The future of the MotoGP round at Brno has finally been secured. The regional authorities have stepped in to secure funding for the Czech Grand Prix for the next five years, starting from 2016. A deal has been struck with the Czech Ministry of Education and Sports, the City of Brno, and the Moravian regional government to ensure that the Czech round stays for the foreseeable future.
The round had been in doubt for some time, as haggling over finances between the circuit, the city council and the regional government saw the sanctioning fee go partially unpaid for the past several years. The rights to the round have now been placed with a new and separate organization, run by the various regional and national governments involved, who will organize the round at the Brno circuit. With the financing in place, the race will continue for at least the next five years, and probably beyond.
With a deal for the Brno round now wrapped up, the 2016 MotoGP calendar has taken a step closer to be announced. The order of the races will remain largely unchanged, though the moving of the F1 calendar means that the races are to start earlier. The season will kick off at Qatar as usual, probably on the 20th of March. From there, the paddock heads overseas to Austin and Argentina, before returning to Europe for the remainder of the season. The changes to F1 mean most of the races will be a week earlier than they were last year, though the dates are completely settled.
Brno was part of the summer puzzle which needed to be sorted out before the calendar could be finalized. The Austrian round at the Red Bull Ring in Spielberg will be held back-to-back with Brno, the question mark being if and where Indianapolis will fit in. The ball is in Indianapolis Motor Speedway's court, IMS having to decide whether they can afford to host a round of MotoGP next year. That decision will have to be made soon, and will depend to an extent on funding. If Indy returns, there will be an 19-round season, if not, it will remain at 18 rounds.
Bigger changes are expected in 2017, when Thailand is expected to make its debut, along with the possibility of a round in Indonesia. A lot has to happen before that can take place, however.

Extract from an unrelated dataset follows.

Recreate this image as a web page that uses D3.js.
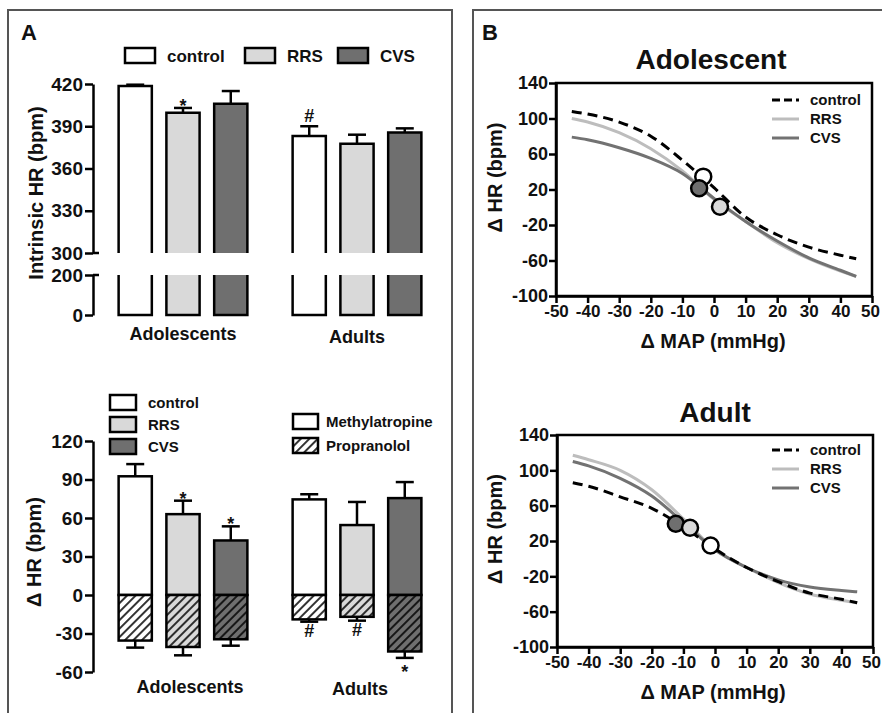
<!DOCTYPE html>
<html>
<head>
<meta charset="utf-8">
<script src="https://cdn.jsdelivr.net/npm/d3@7"></script>
<style>
body { margin: 0; background: #fff; }
text { font-family: "Liberation Sans", Arial, sans-serif; font-weight: bold; fill: #111; }
</style>
</head>
<body>
<svg width="882" height="713"></svg>
<script>
// ---- data ----
var groups = ["Adolescents", "Adults"];
var series = ["control", "RRS", "CVS"];

// A, top: intrinsic heart rate
var intrinsicMean = [[418.5, 399.5, 406], [383, 377.5, 385.5]];
var intrinsicErr  = [[1, 3.5, 9], [7, 6.5, 3]];
var intrinsicSig  = [["", "*", ""], ["#", "", ""]];
var intrinsicTicksHigh = [300, 330, 360, 390, 420];
var intrinsicTicksLow  = [0, 200];

// A, bottom: methylatropine (up) and propranolol (down)
var methylMean = [[92.5, 63, 42.5], [74.5, 54.5, 75.5]];
var methylErr  = [[9.5, 10.5, 11], [4, 18, 12.5]];
var methylSig  = [["", "*", "*"], ["", "", ""]];
var propMean   = [[-35.5, -40.5, -34.5], [-19, -17, -44]];
var propErr    = [[5.5, 6.5, 5], [1.8, 3, 5]];
var propSig    = [["", "", ""], ["#", "#", "*"]];
var dhrTicks   = [-60, -30, 0, 30, 60, 90, 120];
var drugs      = ["Methylatropine", "Propranolol"];

// B: baroreflex curves
var mapX         = [-45, -40, -30, -20, -10, 0, 10, 20, 30, 40, 45];
var adolControl  = [108, 105, 96, 80, 53, 22, -11, -31, -45, -54, -58];
var adolRRS      = [100, 96, 84, 66, 41, 9, -16, -40, -58, -72, -78];
var adolCVS      = [79, 76, 67, 55, 38, 10, -16, -38, -57, -71, -78];
var adultControl = [86, 82, 70, 57, 36, 11, -10, -26, -39, -46, -50];
var adultRRS     = [117, 112, 100, 78, 45, 10, -10, -27, -40, -47, -50];
var adultCVS     = [110, 105, 91, 71, 41, 10, -10, -24, -32, -36, -37.5];
var adolPoints   = [[-3.4, 34.5], [1.9, 0.6], [-4.7, 21.4]];     // control, RRS, CVS
var adultPoints  = [[-1.4, 15], [-7.9, 35], [-12.4, 39.6]];
var mapTicks = [-50, -40, -30, -20, -10, 0, 10, 20, 30, 40, 50];
var bTicks   = [-100, -60, -20, 20, 60, 100, 140];

// ---- styles ----
var fills = {control: "#ffffff", RRS: "#d9d9d9", CVS: "#6f6f6f"};
var lineCol = {control: "#000", RRS: "#bdbdbd", CVS: "#727272"};

var svg = d3.select("svg");
svg.append("rect").attr("width", 882).attr("height", 713).attr("fill", "#fff");

// hatch patterns
var defs = svg.append("defs");
series.forEach(function(s) {
    var p = defs.append("pattern")
        .attr("id", "hatch-" + s)
        .attr("patternUnits", "userSpaceOnUse")
        .attr("width", 6).attr("height", 6)
        .attr("patternTransform", "rotate(45)");
    p.append("rect").attr("width", 6).attr("height", 6).attr("fill", fills[s]);
    p.append("line").attr("x1", 1).attr("x2", 1).attr("y1", 0).attr("y2", 6)
        .attr("stroke", "#000").attr("stroke-width", 1.6);
});

// panel frames
svg.append("rect").attr("x", 8).attr("y", 10).attr("width", 444).attr("height", 720)
    .attr("fill", "none").attr("stroke", "#555").attr("stroke-width", 2);
svg.append("rect").attr("x", 473).attr("y", 10).attr("width", 430).attr("height", 720)
    .attr("fill", "none").attr("stroke", "#555").attr("stroke-width", 2);
svg.append("text").attr("x", 21).attr("y", 40).style("font-size", "22px").text("A");
svg.append("text").attr("x", 482).attr("y", 40).style("font-size", "22px").text("B");

// shared x scales for panel A
var x0 = d3.scaleBand().domain(groups).range([96, 444]).paddingInner(0.26).paddingOuter(0.13);
var x1 = d3.scaleBand().domain(series).range([0, x0.bandwidth()]).paddingInner(0.305);

var plain = function(d) { return String(d); };   // keep the ascii hyphen like the original

function styleAxis(g, size) {
    g.selectAll("path.domain").attr("stroke", "#000").attr("stroke-width", 2.5);
    g.selectAll(".tick line").attr("stroke", "#000").attr("stroke-width", 2.5);
    g.selectAll(".tick text").style("font-size", size + "px").style("font-family", "'Liberation Sans', Arial, sans-serif")
        .style("font-weight", "bold").attr("fill", "#111");
}

// ===== A top: intrinsic HR with axis break =====
var yUp = d3.scaleLinear().domain([300, 420]).range([253, 84]);
var yLo = d3.scaleLinear().domain([0, 200]).range([315, 275]);
var gTop = svg.append("g");

var gUp = gTop.append("g").attr("transform", "translate(93,0)")
    .call(d3.axisLeft(yUp).tickValues(intrinsicTicksHigh).tickFormat(plain).tickSize(8).tickSizeOuter(0).tickPadding(2));
styleAxis(gUp, 19);
var gLo = gTop.append("g").attr("transform", "translate(93,0)")
    .call(d3.axisLeft(yLo).tickValues(intrinsicTicksLow).tickFormat(plain).tickSize(8).tickSizeOuter(0).tickPadding(2));
styleAxis(gLo, 19);
// break caps
[yUp(300), yLo(200)].forEach(function(y) {
    gTop.append("line").attr("x1", 93).attr("x2", 99).attr("y1", y).attr("y2", y)
        .attr("stroke", "#000").attr("stroke-width", 2.5);
});

var bars = [];
groups.forEach(function(g, gi) {
    series.forEach(function(s, si) {
        bars.push({g: g, s: s, v: intrinsicMean[gi][si], e: intrinsicErr[gi][si], sig: intrinsicSig[gi][si],
                   m: methylMean[gi][si], me: methylErr[gi][si], msig: methylSig[gi][si],
                   p: propMean[gi][si], pe: propErr[gi][si], psig: propSig[gi][si]});
    });
});
function bx(d) { return x0(d.g) + x1(d.s); }
var bw = x1.bandwidth();

bars.forEach(function(d) {
    var x = bx(d), cx = x + bw / 2;
    // error bar
    gTop.append("line").attr("x1", cx).attr("x2", cx).attr("y1", yUp(d.v)).attr("y2", yUp(d.v + d.e))
        .attr("stroke", "#000").attr("stroke-width", 2.5);
    gTop.append("line").attr("x1", cx - 9).attr("x2", cx + 9).attr("y1", yUp(d.v + d.e)).attr("y2", yUp(d.v + d.e))
        .attr("stroke", "#000").attr("stroke-width", 2.5);
    // upper piece
    gTop.append("rect").attr("x", x).attr("y", yUp(d.v)).attr("width", bw).attr("height", yUp(300) - yUp(d.v))
        .attr("fill", fills[d.s]);
    gTop.append("path").attr("d", "M" + x + "," + yUp(300) + "V" + yUp(d.v) + "H" + (x + bw) + "V" + yUp(300))
        .attr("fill", "none").attr("stroke", "#000").attr("stroke-width", 2.5);
    // lower piece
    gTop.append("rect").attr("x", x).attr("y", yLo(200)).attr("width", bw).attr("height", yLo(0) - yLo(200))
        .attr("fill", fills[d.s]);
    gTop.append("path").attr("d", "M" + x + "," + yLo(200) + "V" + yLo(0) + "H" + (x + bw) + "V" + yLo(200))
        .attr("fill", "none").attr("stroke", "#000").attr("stroke-width", 2.5);
    if (d.sig) {
        gTop.append("text").attr("x", cx).attr("y", yUp(d.v + d.e) - 4 + (d.sig === "*" ? 8 : 0))
            .attr("text-anchor", "middle").style("font-size", "18px").text(d.sig);
    }
});

gTop.selectAll("text.cat").data(groups).enter().append("text").attr("class", "cat")
    .attr("x", function(g) { return x0(g) + x0.bandwidth() / 2; })
    .attr("y", function(g, i) { return 340 + i * 3; })
    .attr("text-anchor", "middle").style("font-size", "18px").text(function(g) { return g; });

gTop.append("text").attr("transform", "translate(43,193) rotate(-90)").attr("text-anchor", "middle")
    .style("font-size", "20px").text("Intrinsic HR (bpm)");

// legend top
var legTopX = [125, 245, 338];
series.forEach(function(s, i) {
    gTop.append("rect").attr("x", legTopX[i]).attr("y", 48).attr("width", 30).attr("height", 15)
        .attr("fill", fills[s]).attr("stroke", "#000").attr("stroke-width", 2.5);
    gTop.append("text").attr("x", legTopX[i] + 42).attr("y", 62).style("font-size", "17px").text(s);
});

// ===== A bottom: autonomic blockade =====
var yB = d3.scaleLinear().domain([-60, 120]).range([672, 441]);
var gBot = svg.append("g");
var gB = gBot.append("g").attr("transform", "translate(93,0)")
    .call(d3.axisLeft(yB).tickValues(dhrTicks).tickFormat(plain).tickSize(8).tickSizeOuter(0).tickPadding(2));
styleAxis(gB, 19);

bars.forEach(function(d) {
    var x = bx(d), cx = x + bw / 2;
    // methylatropine error
    gBot.append("line").attr("x1", cx).attr("x2", cx).attr("y1", yB(d.m)).attr("y2", yB(d.m + d.me))
        .attr("stroke", "#000").attr("stroke-width", 2.5);
    gBot.append("line").attr("x1", cx - 9).attr("x2", cx + 9).attr("y1", yB(d.m + d.me)).attr("y2", yB(d.m + d.me))
        .attr("stroke", "#000").attr("stroke-width", 2.5);
    // propranolol error
    gBot.append("line").attr("x1", cx).attr("x2", cx).attr("y1", yB(d.p)).attr("y2", yB(d.p - d.pe))
        .attr("stroke", "#000").attr("stroke-width", 2.5);
    gBot.append("line").attr("x1", cx - 9).attr("x2", cx + 9).attr("y1", yB(d.p - d.pe)).attr("y2", yB(d.p - d.pe))
        .attr("stroke", "#000").attr("stroke-width", 2.5);
    gBot.append("rect").attr("x", x).attr("y", yB(d.m)).attr("width", bw).attr("height", yB(0) - yB(d.m))
        .attr("fill", fills[d.s]).attr("stroke", "#000").attr("stroke-width", 2.5);
    gBot.append("rect").attr("x", x).attr("y", yB(0)).attr("width", bw).attr("height", yB(d.p) - yB(0))
        .attr("fill", "url(#hatch-" + d.s + ")").attr("stroke", "#000").attr("stroke-width", 2.5);
    if (d.msig) {
        gBot.append("text").attr("x", cx).attr("y", yB(d.m + d.me) + 4).attr("text-anchor", "middle")
            .style("font-size", "18px").text(d.msig);
    }
    if (d.psig) {
        gBot.append("text").attr("x", cx).attr("y", yB(d.p - d.pe) + (d.psig === "*" ? 20 : 15))
            .attr("text-anchor", "middle").style("font-size", "18px").text(d.psig);
    }
});

gBot.selectAll("text.cat").data(groups).enter().append("text").attr("class", "cat")
    .attr("x", function(g, i) { return x0(g) + x0.bandwidth() / 2 + (i ? 3 : 7); })
    .attr("y", function(g, i) { return 693 + i * 2; })
    .attr("text-anchor", "middle").style("font-size", "18px").text(function(g) { return g; });

gBot.append("text").attr("transform", "translate(41,552) rotate(-90)").attr("text-anchor", "middle")
    .style("font-size", "20px").text("\u0394 HR (bpm)");

// legends bottom
series.forEach(function(s, i) {
    var y = 395 + i * 22;
    gBot.append("rect").attr("x", 110).attr("y", y).attr("width", 26).attr("height", 15)
        .attr("fill", fills[s]).attr("stroke", "#000").attr("stroke-width", 2.5);
    gBot.append("text").attr("x", 148).attr("y", y + 13).style("font-size", "15px").text(s);
});
drugs.forEach(function(dr, i) {
    var y = 414 + i * 24;
    gBot.append("rect").attr("x", 293).attr("y", y).attr("width", 25).attr("height", 15)
        .attr("fill", i ? "url(#hatch-control)" : "#fff").attr("stroke", "#000").attr("stroke-width", 2.5);
    gBot.append("text").attr("x", 326).attr("y", y + 13).style("font-size", "15px").text(dr);
});

// ===== B: baroreflex curves =====
function curvePanel(cfg) {
    var g = svg.append("g");
    var x = d3.scaleLinear().domain([-50, 50]).range([cfg.x0, cfg.x1]);
    var y = d3.scaleLinear().domain([-100, 140]).range([cfg.y1, cfg.y0]);

    g.append("text").attr("x", cfg.tx).attr("y", cfg.ty).attr("text-anchor", "middle")
        .style("font-size", "28px").text(cfg.title);

    var ax = g.append("g").attr("transform", "translate(0," + cfg.y1 + ")")
        .call(d3.axisBottom(x).tickValues(mapTicks).tickFormat(plain).tickSize(7).tickSizeOuter(0).tickPadding(2));
    var ay = g.append("g").attr("transform", "translate(" + cfg.x0 + ",0)")
        .call(d3.axisLeft(y).tickValues(bTicks).tickFormat(plain).tickSize(7).tickSizeOuter(0).tickPadding(1));
    styleAxis(ax, 17);
    styleAxis(ay, 18);
    // last label sits against the page edge, like the original
    ax.selectAll(".tick text").filter(function(d) { return d === 50; }).attr("dx", -2);
    g.append("rect").attr("x", cfg.x0).attr("y", cfg.y0).attr("width", cfg.x1 - cfg.x0)
        .attr("height", cfg.y1 - cfg.y0).attr("fill", "none").attr("stroke", "#000").attr("stroke-width", 2.5);

    var line = d3.line().curve(d3.curveMonotoneX)
        .x(function(d) { return x(d[0]); }).y(function(d) { return y(d[1]); });
    ["RRS", "CVS", "control"].forEach(function(s) {
        var pts = mapX.map(function(v, i) { return [v, cfg.curves[s][i]]; });
        g.append("path").datum(pts).attr("d", line).attr("fill", "none")
            .attr("stroke", lineCol[s]).attr("stroke-width", 3)
            .attr("stroke-dasharray", s === "control" ? "10,6" : null);
    });
    [0, 2, 1].forEach(function(i) {
        g.append("circle").attr("cx", x(cfg.points[i][0])).attr("cy", y(cfg.points[i][1])).attr("r", 8)
            .attr("fill", fills[series[i]]).attr("stroke", "#000").attr("stroke-width", 2.5);
    });

    // legend
    series.forEach(function(s, i) {
        var ly = cfg.ly + i * 19;
        g.append("line").attr("x1", 772).attr("x2", 799).attr("y1", ly).attr("y2", ly)
            .attr("stroke", lineCol[s]).attr("stroke-width", 3)
            .attr("stroke-dasharray", s === "control" ? "8,4" : null);
        g.append("text").attr("x", 810).attr("y", ly + 5).style("font-size", "15px").text(s);
    });

    g.append("text").attr("x", 713).attr("y", cfg.y1 + 52).attr("text-anchor", "middle")
        .style("font-size", "20px").text("\u0394 MAP (mmHg)");
    g.append("text").attr("transform", "translate(502," + ((cfg.y0 + cfg.y1) / 2 - 12) + ") rotate(-90)")
        .attr("text-anchor", "middle").style("font-size", "20px").text("\u0394 HR (bpm)");
}

curvePanel({title: "Adolescent", tx: 711, ty: 69, x0: 556, x1: 872, y0: 83, y1: 296, ly: 100,
    curves: {control: adolControl, RRS: adolRRS, CVS: adolCVS}, points: adolPoints});
curvePanel({title: "Adult", tx: 715, ty: 422, x0: 557, x1: 873, y0: 435, y1: 647, ly: 450,
    curves: {control: adultControl, RRS: adultRRS, CVS: adultCVS}, points: adultPoints});
</script>
</body>
</html>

Below is the press release announcing the deal with Brno:
MotoGP™ to return to Brno in 2016 and beyond
MotoGP™ rights holder Dorna Sports SL reached a deal with the Czech authorities in order to secure the Czech GP presence on the FIM MotoGP™ World Championship calendar for at least the next five years. A joint effort of the Moravian government and the city of Brno will lead to the creation of a new body acting as the promoter of the event and working alongside Dorna Sports towards MotoGP™ return to the iconic Czech venue in 2016 and beyond.
Carmelo Ezpeleta, CEO of Dorna Sports, declared: "The Czech GP is one of the highlights of the Championship as it's been on the calendar for 50 years and as we see this weekend again, it's a very popular event. We are very happy to reach an agreement with the Czech authorities that will ensure the future of the Grand Prix in the Czech Republic for at least the next five years."
Czech ministry of Education, Youth and Sports, Katerina Valachova, commented: "We're proud to announce that Brno will host MotoGP again in 2016 and the four following years, thanks to the creation of a new public body involving the Meridional Moravia Government and the City of Brno."
The first Czechoslovakian Grand Prix was held at Brno in 1965, on the original 13.94 km long road circuit. The current circuit was first used for grand prix racing in 1987 and hosted the Czechoslovakian GP through until 1991. Brno did not appear on the calendar for 1992, but the event was revived in 1993 as the Grand Prix of the Czech Republic and has taken place every year since.